SELECT MAX(b.val) FROM table a, table b WHERE a.val > b.val

SELECT
   MAX(a.Salary) as SecondHighestSalary
  FROM Employee a
  JOIN Employee b
    ON a.Salary < b.Salary

Pandas 实现

import pandas as pd

def second_highest_salary(employee: pd.DataFrame) -> pd.DataFrame:
    # 删除重复的薪水值,以避免将重复的薪水计算为不同的薪水等级
    unique_salaries = employee['salary'].drop_duplicates()

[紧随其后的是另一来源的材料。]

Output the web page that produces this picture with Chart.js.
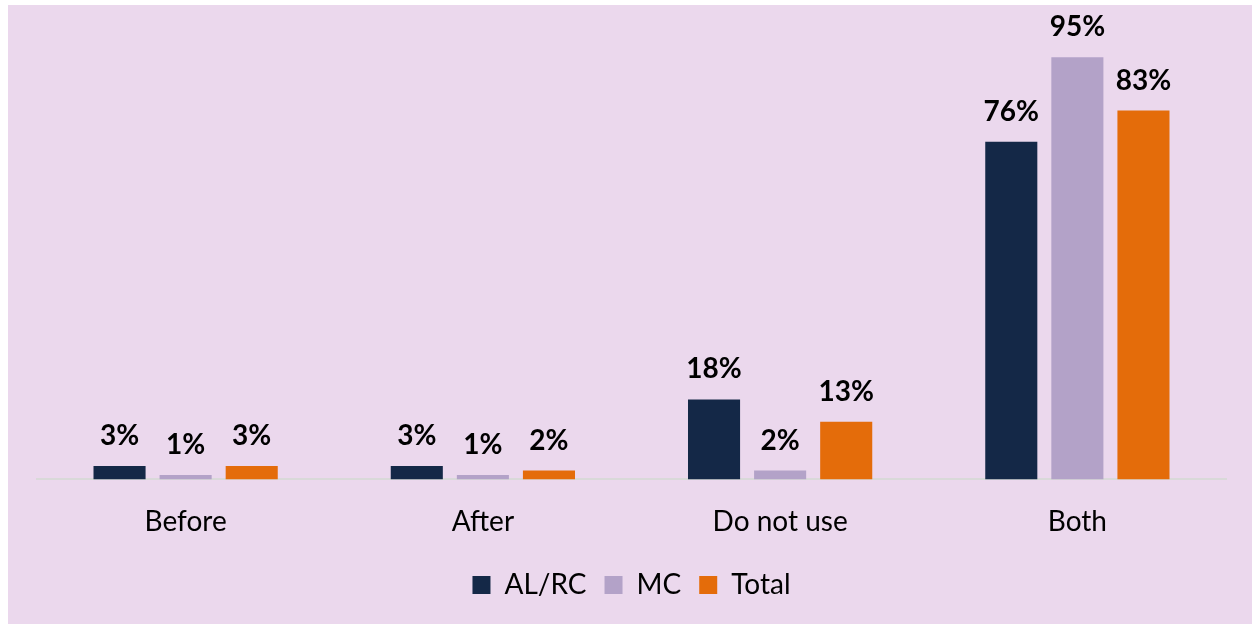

    # 对唯一的薪水按降序排序,并获取第二高的薪水
    second_highest = unique_salaries.nlargest(2).iloc[-1] if len(unique_salaries) >= 2 else None

    # 如果第二高的薪水不存在(例如,只有一个或没有唯一的薪水值),则返回 None
    if second_highest is None:
        return pd.DataFrame({'SecondHighestSalary': [None]})

    # 创建一个包含第二高薪水的 DataFrame
    result_df = pd.DataFrame({'SecondHighestSalary': [second_highest]})

    return result_df